Путь революционных потрясений, по Чернышевскому, это и не лучший способ разрешения социальных коллизий. Этот способ «слишком дорого обходится» каждому государству, и «счастлива нация, когда прозорливость ее законодателя предупреждает ход событий». Вот только в жизни так, увы, почти не случается. «Совершенно хладнокровно, спокойно, обдуманно, рассудительно делаются только вещи не слишком важные», — замечает Чернышевский. При этом он ссылается на исторический опыт: «Посмотрите, каким путем уничтожался феодализм, или обращалась в ничтожество инквизиция, или получались права средним сословием, вообще уничтожалось какое-нибудь важное зло или вводилось какое-нибудь важное благо». Все сколько-нибудь значительные улучшения в жизни людей добывались тяжелой ценой борьбы, лишений, жертв. Так было до сих пор. Такова реальность, с которой нельзя не считаться.
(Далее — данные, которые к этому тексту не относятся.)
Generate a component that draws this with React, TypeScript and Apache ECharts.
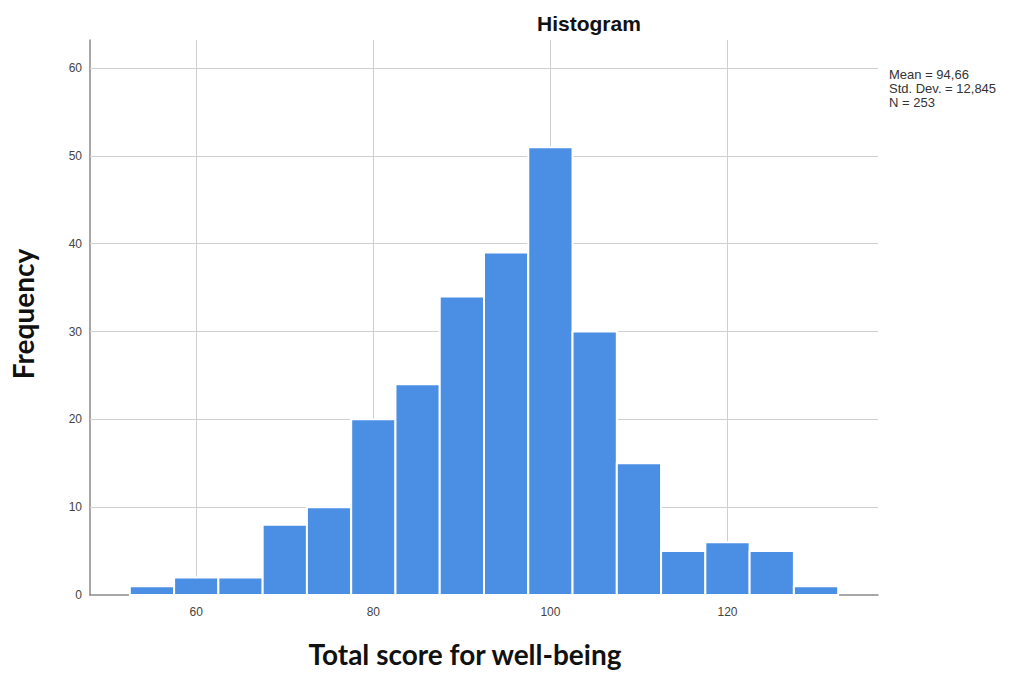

Наблюдая за ходом событий в странах Европы, изучая недавнее прошлое этих стран, Чернышевский видел: в новой истории не было еще ни одной вполне удавшейся революции, ни одна из них непосредственно не привела к победе интересов тех, кто в ней был особенно деятельным и самоотверженным участником, — к победе народных масс. «Работа никогда не была успешна, — описывал он характерное развитие революционных событий, — на половине дела уже истощалось усердие, изнемогала сила общества, и снова практическая жизнь общества впадала в долгий застой». Мало того, даже в тех счастливых случаях, когда народ «приобретал самодержавие», он тут же его терял — передавал первому попавшемуся проходимцу, плуту вроде Кромвеля или Наполеона. Требовался цикл революций, прежде чем какое-либо из насущных народных требований могло осуществиться в жизни.